The non-binding bill is a bid to gain Congress backing to pressure President Abdulla Yameen to “guarantee due process for all the people of the Maldives and respect their human rights.”

Senator Patrick Leahy, the main sponsor of the bill, said Yameen has increasingly cracked down on dissent within his own party and the opposition, and “presided over the erosion of judicial impartiality.”

Nasheed’s arrest in February plunged the Maldives into political turmoil. Following mass protests, the government and Nasheed’s Maldivian Democratic Party (MDP), engaged in talks, but the effort failed when Yameen refused to pardon the opposition leader.

A UN human rights panel has declared Nasheed’s imprisonment arbitrary.

But the government has rejected the UN Working Group on Arbitrary Detention’s non-binding opinion. Nasheed’s international lawyers said they hope to use the UN’s opinion to lobby for his release.

The MDP has called mass protests for November 6, but the government today declared a state of emergency.

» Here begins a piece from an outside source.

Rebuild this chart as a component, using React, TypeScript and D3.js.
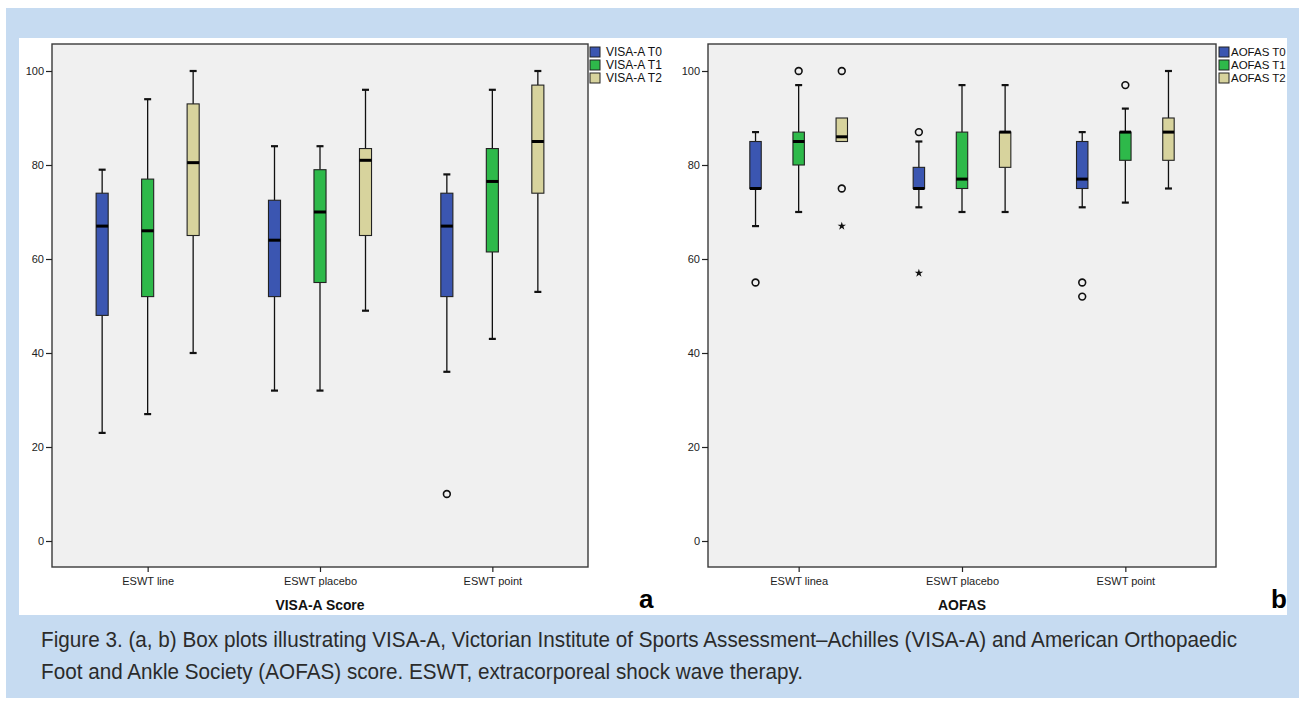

Yameen’s grip on power is weakening with the arrest of his deputy Ahmed Adeeb, on a charge of plotting an assassination attempt by planting a bomb on his speedboat on September 28.

President’s spokesman was not responding to calls at the time of going to press.

In August, four members of the US Congress, wrote to Yameen, expressing concern over a backslide in democratic gains and urging him to release Nasheed.

In May US Secretary of State John Kerry called Nasheed’s imprisonment an “injustice that needs to be addressed soon.”